TASK TO COMPLETE →
Wherever a line below holds the word "this", copy that line.

Code that draws figures:
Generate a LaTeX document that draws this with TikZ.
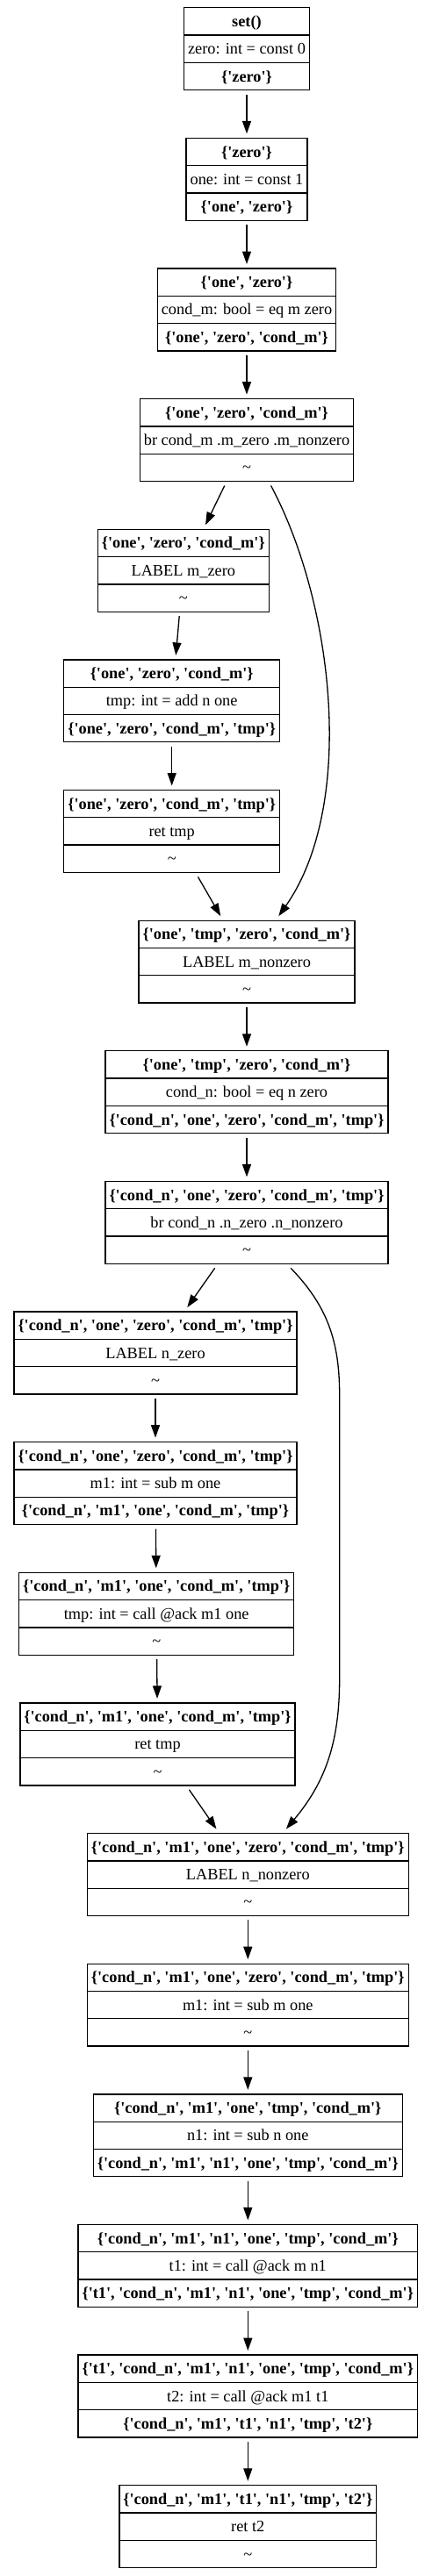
\documentclass[tikz,border=0pt]{standalone}
\usepackage{fontspec}
\setmainfont{Liberation Serif}[Ligatures=TeXOff]
\usetikzlibrary{shapes.multipart,arrows.meta}

\newcommand\rw{\rule[-9pt]{0pt}{30pt}}
\newcommand\rows[3]{\rw\textbf{#1}\nodepart{two}\rw#2\nodepart{three}\rw#3}
\newcommand\tl{\textasciitilde}

\tikzset{
  blk/.style={draw, line width=1.3pt, rectangle split, rectangle split parts=3,
    inner xsep=4.5pt, inner ysep=0pt, outer sep=5pt,
    font=\fontsize{18.3pt}{22pt}\selectfont},
  flow/.style={-{Triangle[length=14.5pt,width=10pt]}, line width=1.3pt},
}

\begin{document}
\begin{tikzpicture}

\newcommand\Y{148.63pt};

\useasboundingbox (0,0) rectangle (492pt,-2936pt); %% margins

%% block m
\node[blk] (zero) at (281pt,-55.7pt-0*\Y)
  {\rows{set()}{zero: int = const 0}{\textbf{\{'zero'\}}}};
\node[blk] (one) at (281pt,-55.7pt-1*\Y)
  {\rows{\{'zero'\}}{one: int = const 1}{\textbf{\{'one', 'zero'\}}}};
\node[blk] (condm) at (281pt,-55.7pt-2*\Y)
  {\rows{\{'one', 'zero'\}}{cond\_m: bool = eq m zero}{\textbf{\{'one', 'zero', 'cond\_m'\}}}};
\node[blk] (brm) at (281pt,-55.7pt-3*\Y)
  {\rows{\{'one', 'zero', 'cond\_m'\}}{br cond\_m .m\_zero .m\_nonzero}{\tl}};
\node[blk] (mzero) at (208.8pt,-55.7pt-4*\Y)
  {\rows{\{'one', 'zero', 'cond\_m'\}}{LABEL m\_zero}{\tl}};
\node[blk] (addtmp) at (195.7pt,-55.7pt-5*\Y)
  {\rows{\{'one', 'zero', 'cond\_m'\}}{tmp: int = add n one}{\textbf{\{'one', 'zero', 'cond\_m', 'tmp'\}}}};
\node[blk] (rettmp) at (195.7pt,-55.7pt-6*\Y)
  {\rows{\{'one', 'zero', 'cond\_m', 'tmp'\}}{ret tmp}{\tl}};
\node[blk] (mnonzero) at (281pt,-55.7pt-7*\Y)
  {\rows{\{'one', 'tmp', 'zero', 'cond\_m'\}}{LABEL m\_nonzero}{\tl}};

%% block n
\node[blk] (condn) at (281pt,-55.7pt-8*\Y)
  {\rows{\{'one', 'tmp', 'zero', 'cond\_m'\}}{cond\_n: bool = eq n zero}{\textbf{\{'cond\_n', 'one', 'zero', 'cond\_m', 'tmp'\}}}};
\node[blk] (brn) at (281pt,-55.7pt-9*\Y)
  {\rows{\{'cond\_n', 'one', 'zero', 'cond\_m', 'tmp'\}}{br cond\_n .n\_zero .n\_nonzero}{\tl}};
\node[blk] (nzero) at (177pt,-55.7pt-10*\Y)
  {\rows{\{'cond\_n', 'one', 'zero', 'cond\_m', 'tmp'\}}{LABEL n\_zero}{\tl}};
\node[blk] (subm) at (177pt,-55.7pt-11*\Y)
  {\rows{\{'cond\_n', 'one', 'zero', 'cond\_m', 'tmp'\}}{m1: int = sub m one}{\textbf{\{'cond\_n', 'm1', 'one', 'cond\_m', 'tmp'\}}}};
\node[blk] (calltmp) at (178.2pt,-55.7pt-12*\Y)
  {\rows{\{'cond\_n', 'm1', 'one', 'cond\_m', 'tmp'\}}{tmp: int = call @ack m1 one}{\tl}};
\node[blk] (retn) at (179.5pt,-55.7pt-13*\Y)
  {\rows{\{'cond\_n', 'm1', 'one', 'cond\_m', 'tmp'\}}{ret tmp}{\tl}};
\node[blk] (nnonzero) at (282.3pt,-55.7pt-14*\Y)
  {\rows{\{'cond\_n', 'm1', 'one', 'zero', 'cond\_m', 'tmp'\}}{LABEL n\_nonzero}{\tl}};
\node[blk] (subm2) at (282.3pt,-55.7pt-15*\Y)
  {\rows{\{'cond\_n', 'm1', 'one', 'zero', 'cond\_m', 'tmp'\}}{m1: int = sub m one}{\tl}};
\node[blk] (subn) at (282.3pt,-55.7pt-16*\Y)
  {\rows{\{'cond\_n', 'm1', 'one', 'tmp', 'cond\_m'\}}{n1: int = sub n one}{\textbf{\{'cond\_n', 'm1', 'n1', 'one', 'tmp', 'cond\_m'\}}}};
\node[blk] (callt1) at (282.3pt,-55.7pt-17*\Y)
  {\rows{\{'cond\_n', 'm1', 'n1', 'one', 'tmp', 'cond\_m'\}}{t1: int = call @ack m n1}{\textbf{\{'t1', 'cond\_n', 'm1', 'n1', 'one', 'tmp', 'cond\_m'\}}}};
\node[blk] (callt2) at (282.3pt,-55.7pt-18*\Y)
  {\rows{\{'t1', 'cond\_n', 'm1', 'n1', 'one', 'tmp', 'cond\_m'\}}{t2: int = call @ack m1 t1}{\textbf{\{'cond\_n', 'm1', 't1', 'n1', 'tmp', 't2'\}}}};
\node[blk] (rett2) at (282.3pt,-55.7pt-19*\Y)
  {\rows{\{'cond\_n', 'm1', 't1', 'n1', 'tmp', 't2'\}}{ret t2}{\tl}};

\draw[flow] (zero) -- (one);
\draw[flow] (one) -- (condm);
\draw[flow] (condm) -- (brm);
\draw[flow] (brm) -- (mzero);
\draw[flow] (brm) to[out=-62, in=55, looseness=0.8] (mnonzero);
\draw[flow] (mzero) -- (addtmp);
\draw[flow] (addtmp) -- (rettmp);
\draw[flow] (rettmp) -- (mnonzero);
\draw[flow] (mnonzero) -- (condn);
\draw[flow] (condn) -- (brn);
\draw[flow] (brn) -- (nzero);
\draw[flow] (brn) to[out=-46, in=90] (386.7pt,-1590pt)
  -- (386.7pt,-1913pt) to[out=-90, in=50] (nnonzero);
\draw[flow] (nzero) -- (subm);
\draw[flow] (subm) -- (calltmp);
\draw[flow] (calltmp) -- (retn);
\draw[flow] (retn) -- (nnonzero);
\draw[flow] (nnonzero) -- (subm2);
\draw[flow] (subm2) -- (subn);
\draw[flow] (subn) -- (callt1);
\draw[flow] (callt1) -- (callt2);
\draw[flow] (callt2) -- (rett2);

\end{tikzpicture}
\end{document}
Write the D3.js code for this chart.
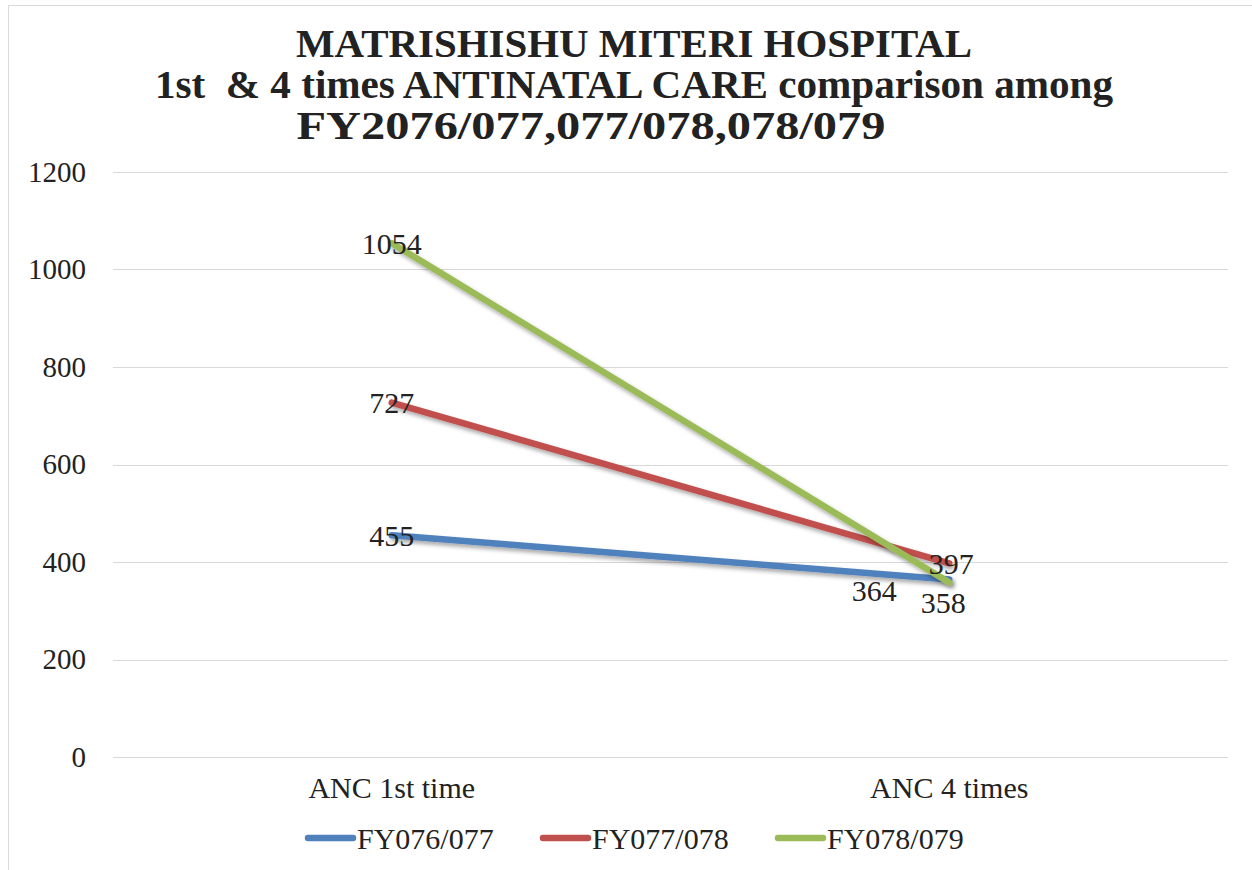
<!DOCTYPE html>
<html>
<head>
<meta charset="utf-8">
<script src="https://cdn.jsdelivr.net/npm/d3@7"></script>
<style>
body{margin:0;background:#fff;}
text{font-family:"Liberation Serif","Times New Roman",serif;fill:#222;}
</style>
</head>
<body>
<div class="chart"></div>
<script>
const categories = ["ANC 1st time", "ANC 4 times"];
const seriesNames = ["FY076/077", "FY077/078", "FY078/079"];
const fy076 = [455, 364];
const fy077 = [727, 397];
const fy078 = [1054, 358];
const yTicks = [0, 200, 400, 600, 800, 1000, 1200];
const titleLines = ["MATRISHISHU MITERI HOSPITAL", "1st  & 4 times ANTINATAL CARE comparison among", "FY2076/077,077/078,078/079"];

const colors = ["#4F81BD", "#C0504D", "#9BBB59"];
const series = seriesNames.map((n, i) => ({name: n, values: [fy076, fy077, fy078][i], color: colors[i]}));
// label nudges (dx, dy) per series/category, as in the picture
const labelNudge = [[[0, 0], [-75, 11]], [[0, 0], [2, 0]], [[0, 0], [-6, 20]]];

const W = 1252, H = 870;
const margin = {top: 172, left: 113, right: 24, bottom: 113};
const width = W - margin.left - margin.right;
const height = H - margin.top - margin.bottom;

const svg = d3.select(".chart").append("svg")
    .attr("width", W)
    .attr("height", H);

const defs = svg.append("defs");
const f = defs.append("filter").attr("id", "shadow")
    .attr("x", "-10%").attr("y", "-10%").attr("width", "130%").attr("height", "130%");
f.append("feDropShadow").attr("dx", 2).attr("dy", 3).attr("stdDeviation", 2)
    .attr("flood-color", "#000").attr("flood-opacity", 0.35);

// outer frame
svg.append("rect")
    .attr("x", 8.5).attr("y", 5.5)
    .attr("width", W).attr("height", H)
    .attr("fill", "none").attr("stroke", "#d9d9d9");

// title
svg.append("g").selectAll("text")
    .data(titleLines)
    .enter()
    .append("text")
    .attr("x", (d, i) => i == 2 ? 591 : 634)
    .attr("y", (d, i) => 57 + i * 41)
    .attr("text-anchor", "middle")
    .attr("font-size", 40)
    .attr("font-weight", "bold")
    .attr("textLength", (d, i) => [676, 958, 589][i])
    .attr("lengthAdjust", "spacingAndGlyphs")
    .style("white-space", "pre")
    .text(d => d);

const g = svg.append("g")
    .attr("transform", `translate(${margin.left},${margin.top})`);

const xScale = d3.scaleBand()
    .domain(categories)
    .range([0, width]);
const yScale = d3.scaleLinear()
    .domain([0, 1200])
    .range([height, 0]);

// grid
g.selectAll(".grid")
    .data(yTicks)
    .enter()
    .append("line")
    .attr("class", "grid")
    .attr("x1", 0).attr("x2", width)
    .attr("y1", d => Math.round(yScale(d)) + 0.5)
    .attr("y2", d => Math.round(yScale(d)) + 0.5)
    .attr("stroke", "#d9d9d9");

const yAxis = d3.axisLeft(yScale).tickValues(yTicks).tickFormat(d3.format("d")).tickSize(0).tickPadding(27);
g.append("g")
    .attr("class", "axis y-axis")
    .call(yAxis)
    .call(a => a.select(".domain").remove())
    .selectAll("text")
    .attr("font-size", 29)
    .attr("font-family", "Liberation Serif")
    .attr("fill", "#222");

const xAxis = d3.axisBottom(xScale).tickSize(0).tickPadding(20);
g.append("g")
    .attr("class", "axis x-axis")
    .attr("transform", `translate(0,${height})`)
    .call(xAxis)
    .call(a => a.select(".domain").remove())
    .selectAll("text")
    .attr("font-size", 30)
    .attr("font-family", "Liberation Serif")
    .attr("fill", "#222");

const line = d3.line()
    .x((d, i) => xScale(categories[i]) + xScale.bandwidth() / 2)
    .y(d => yScale(d));

g.selectAll(".series")
    .data(series)
    .enter()
    .append("path")
    .attr("class", "series")
    .attr("d", d => line(d.values))
    .attr("fill", "none")
    .attr("stroke", d => d.color)
    .attr("stroke-width", 6.5)
    .attr("stroke-linecap", "round")
    .attr("filter", "url(#shadow)");

series.forEach((s, si) => {
    g.selectAll(".lbl" + si)
        .data(s.values)
        .enter()
        .append("text")
        .attr("x", (d, i) => xScale(categories[i]) + xScale.bandwidth() / 2 + labelNudge[si][i][0])
        .attr("y", (d, i) => yScale(d) + labelNudge[si][i][1])
        .attr("dy", "0.35em")
        .attr("text-anchor", "middle")
        .attr("font-size", 30)
        .text(d => d);
});

// legend
const legend = svg.append("g").attr("transform", "translate(305,838)");
const legX = [0, 235, 470];
legend.selectAll(".legend-line")
    .data(series)
    .enter()
    .append("line")
    .attr("x1", (d, i) => legX[i] + 3)
    .attr("x2", (d, i) => legX[i] + 48)
    .attr("y1", 0).attr("y2", 0)
    .attr("stroke", d => d.color)
    .attr("stroke-width", 6.5)
    .attr("stroke-linecap", "round");
legend.selectAll(".legend-label")
    .data(series)
    .enter()
    .append("text")
    .attr("x", (d, i) => legX[i] + 52)
    .attr("y", 0)
    .attr("dy", "0.35em")
    .attr("font-size", 30)
    .text(d => d.name);
</script>
</body>
</html>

FULL SOLUTION →
Generate a LaTeX document that draws this with TikZ.
Write the D3.js code for this chart.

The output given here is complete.